Mary Frances Gunner | |
Birth Name: | Mary Frances Gunner |
Birth Place: | Lexington, Kentucky, U.S. |
Birth Date: | November 9, 1894 |
Occupation: | Playwright |
Alma Mater: | Howard University |
Notableworks: | Light of the Women (1924) |
Spouse: | Jerry van Dunk |
Relatives: | Byron Gunner (father) |
Mary Frances Gunner (November 9, 1894 - May 13, 1953) was an African American playwright and community leader based in Brooklyn, New York. She was also known as Francis Gunner Van Dunk.[1]
Mary Frances Gunner was born in Lexington, Kentucky and raised in Hillburn, New York, the daughter of Rev. Byron Gunner and Cicely Savery Gunner. Her parents, both born in Alabama,[2] were active in public life; her father was one of the 29 founders of the Niagara Movement and president of the National Equal Rights League, and her mother, a teacher, was president of the Empire State Federation of Women's Clubs.[3] Her grandfather William Savery, born a slave, was a founder of Talladega College.[4]
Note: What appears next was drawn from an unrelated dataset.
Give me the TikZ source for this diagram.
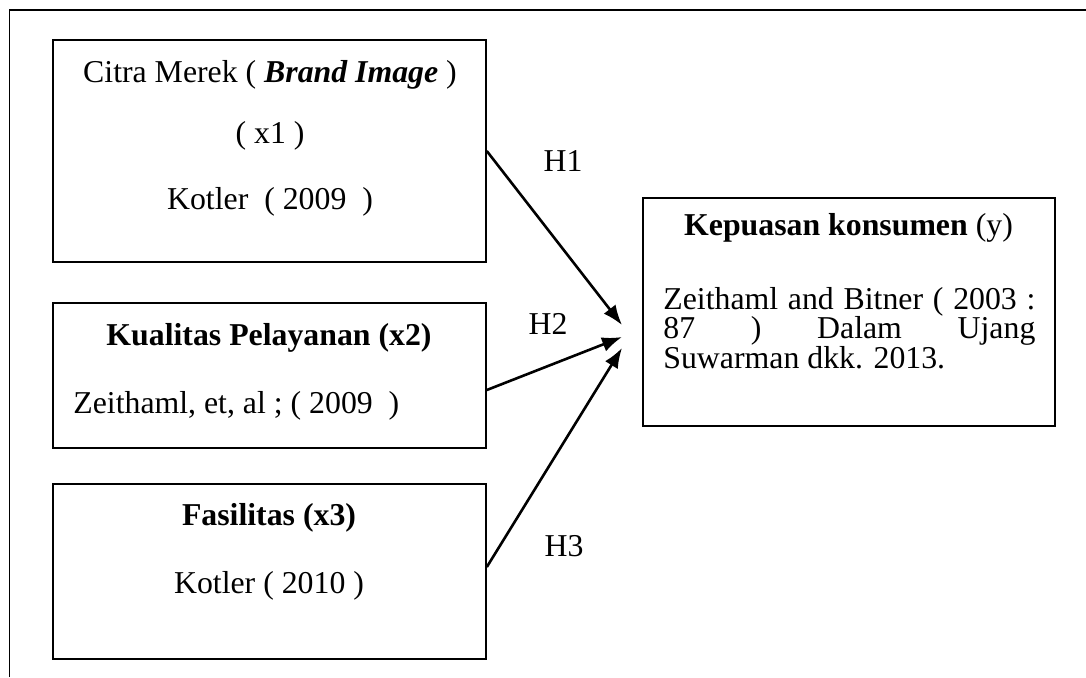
\documentclass[tikz,border=0pt]{standalone}
\usepackage{fontspec}
\setmainfont{Liberation Serif}
\usetikzlibrary{arrows.meta}
\newcommand{\txt}{\fontsize{15.9}{14.75}\selectfont\lineskiplimit=-20pt}

\begin{document}
\begin{tikzpicture}[x=0.5pt,y=-0.5pt,
  box/.style={draw,line width=0.8pt,inner sep=0pt},
  lbl/.style={anchor=base,inner sep=0pt,font=\txt},
  hyp/.style={line width=1.3pt,-{Latex[length=10pt,width=7.5pt]}}]
\useasboundingbox (0,0) rectangle (1086,677);
% outer frame, cut off at right and bottom
\draw [line width=0.7pt] (9.5,677) -- (9.5,10) -- (1086,10);
% variable boxes
\node [box,minimum width=216.5pt,minimum height=111pt] (cm) at (269.5,151) {};
\node [box,minimum width=216.5pt,minimum height=72.5pt] (kp) at (269.5,375.5) {};
\node [box,minimum width=216.5pt,minimum height=87.5pt] (fs) at (269.5,571.5) {};
\node [box,minimum width=206pt,minimum height=114pt] (ks) at (849,312) {};
% texts
\node [lbl] (cm1) at (270,82) {Citra Merek ( \textbf{\textit{Brand Image}} )};
\node [lbl] (cm2) at (270,143) {( x1 )};
\node [lbl] (cm3) at (270,209) {Kotler~ ( 2009~ )};
\node [lbl] (kp1) at (269,345) {\textbf{Kualitas Pelayanan (x2)}};
\node [lbl,anchor=base west] (kp2) at (73,413) {Zeithaml, et, al ; ( 2009~ )};
\node [lbl] (fs1) at (269,525) {\textbf{Fasilitas (x3)}};
\node [lbl] (fs2) at (269,593) {Kotler ( 2010 )};
\node [lbl] (ks1) at (848.5,235) {\textbf{Kepuasan konsumen} (y)};
\node [anchor=north west,inner sep=0pt,text width=186pt,align=justify,font=\txt] (ks2) at (663,287)
  {Zeithaml and Bitner ( 2003 :\linebreak 87 ) Dalam Ujang\linebreak Suwarman dkk. 2013.};
% hypotheses
\coordinate (t1) at (622,325);
\coordinate (t2) at (622,337);
\coordinate (t3) at (622,348);
\draw [hyp] (cm.east) -- (t1);
\draw [hyp] ([yshift=-7.25pt]kp.east) -- (t2);
\draw [hyp] ([yshift=2.25pt]fs.east) -- (t3);
\node [lbl] (h1) at (563,171) {H1};
\node [lbl] (h2) at (548,334) {H2};
\node [lbl] (h3) at (564,556) {H3};
\end{tikzpicture}
\end{document}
She finished at Suffern High School as the only black girl in her class, and as valedictorian.[5] She attended Middlebury College.[6] She also attended Howard University, and was an officer in that school's chapter of the National Association for the Advancement of Colored People.[7] In 1913, she was initiated into Delta Sigma Theta sorority. She served as President of Alpha Chapter from 1914-1915.[8] In her capacity as President, she requested that Mary Church Terrell write the Sorority's Oath. In 1923, she completed a master's degree in the Political Science department at Columbia University, with a thesis titled "Employment Problems Among Negro Women in Brooklyn."[9]
Mary Frances Gunner worked at the YWCA in Montclair, New Jersey, and after 1921[10] at the Ashland Place YWCA[11] in Brooklyn.[12] She also taught school in New York.[13] Gunner was a branch manager for the New York State Employment Service from 1938 to 1950.[14] She was active in the National Association of College Women.[15]
Her pageant play, Light of the Women (1924), presents the stories of such African-American heroines as Sojourner Truth, Harriet Tubman, Fanny Jackson Coppin, and Phillis Wheatley. It was intended for performance by community groups and schools,[16] to teach and celebrate the achievements of African-American women.[17] It was performed in 1927 at the YWCA in Orange, New Jersey.[18]
Mary Frances Gunner married Jerry van Dunk, also from Hillburn, in 1946.[19] She died in Brooklyn in 1953.[20]